Renovations of Whittaker Library at the Royal Conservatoire of Scotland in 2000 involved dismantling a “robust but not particularly beautiful cupboard” and storing its contents—mostly old sheet music—for later inspection.
Entirely by chance, the librarian and scholar Karen McAulay discovered therein three manuscript collections of traditional Scottish flute tunes notated by one James Simpson. Her subsequent research enabled her to establish some details of Simpson’s identity, including his residences, occupation, and birth and death dates (1806–73).
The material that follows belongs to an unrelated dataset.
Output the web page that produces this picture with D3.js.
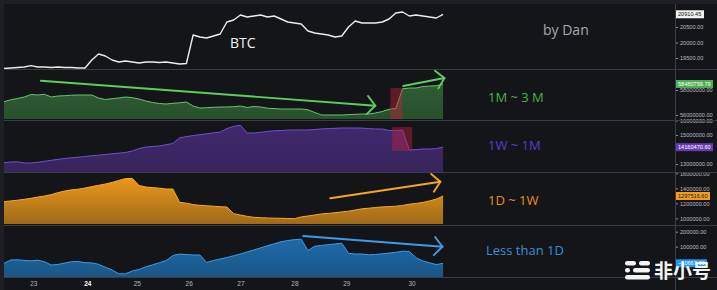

This according to McAulay’s “From Dalfield Walk, Dundee, to Renfrew Street, Glasgow: The James Simpson manuscripts” (Brio XL/1 [spring-summer 2003] pp. 27–37). Above, Simpson’s notation of the Strathspey Maggie Lauder with variations.
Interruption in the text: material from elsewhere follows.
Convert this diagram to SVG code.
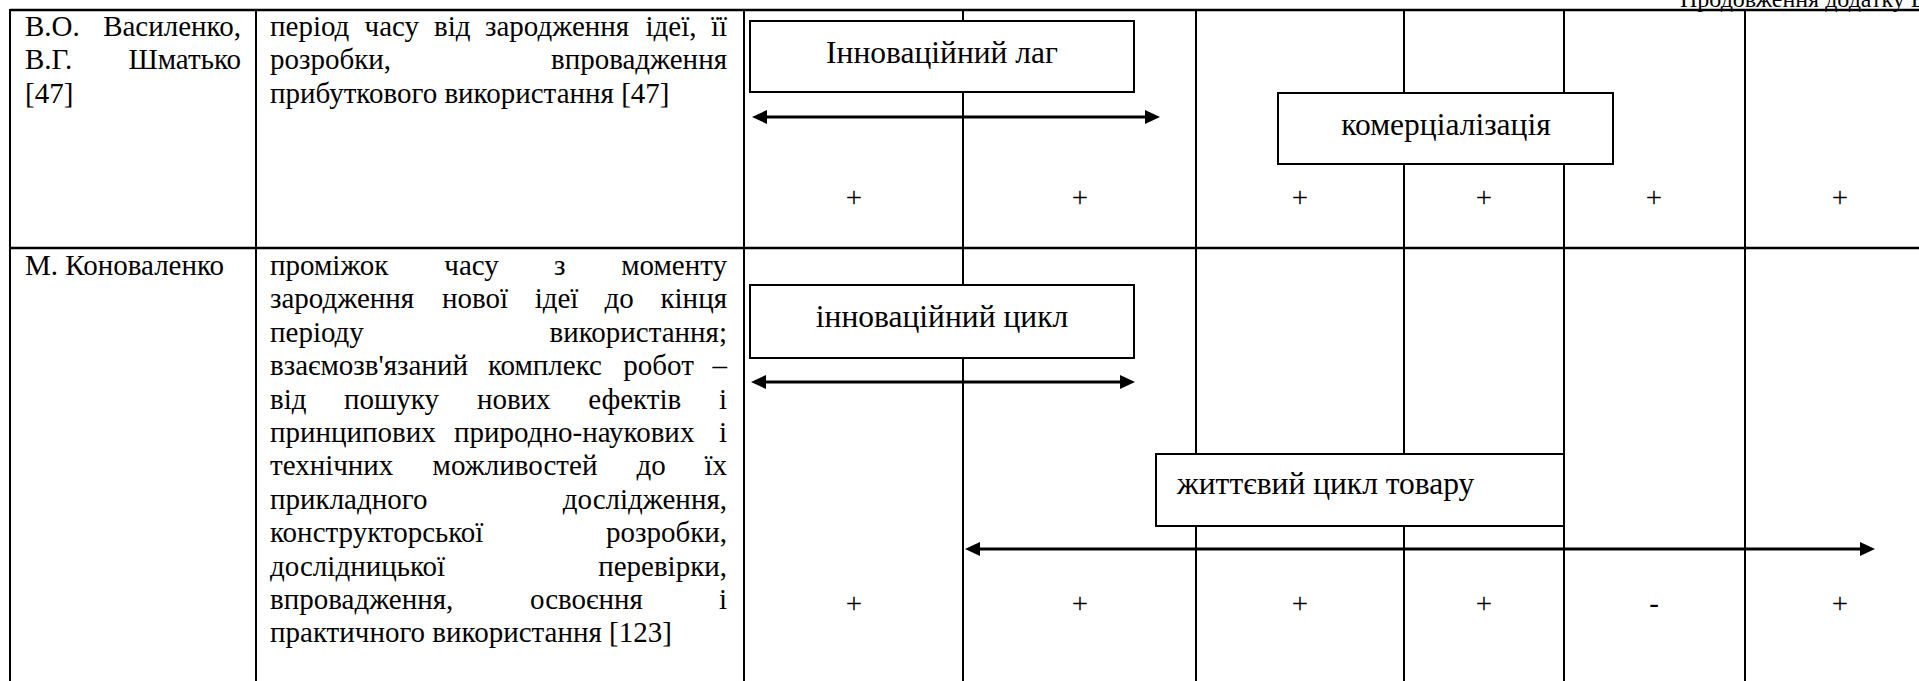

The manuscript Original Highland airs collected at Raasay in 1812 by Elizabeth Jane Ross, which is preserved in the archives of the School of Celtic and Scottish Studies at the University of Edinburgh, is now available for downloading at no cost, both in facsimile and in an extensively annotated typeset edition prepared by Peter Cooke, Morag MacLeod, and Colm Ó Baoill.
The earliest known staff-notated manuscript collection of Scottish Gaelic music, it contains 92 songs, 51 dance tunes, and 6 pibrochs; it probably represents well the musical repertory of Raasay, one of the islands of the Inner Hebrides. A major task for the editors involved locating, documenting, translating, and underlaying song texts which might have been known to Ross; she provided titles or first lines of verses or refrains for her airs, but not the texts themselves.
The Raasay residents James Macleod and his wife Flora were excellent musicians, and their niece Elizabeth Ross, who lived with them, was clearly a competent transcriber. Raasay was also the home of the great piper John MacKay, from whom Ross learned to play several pibrochs.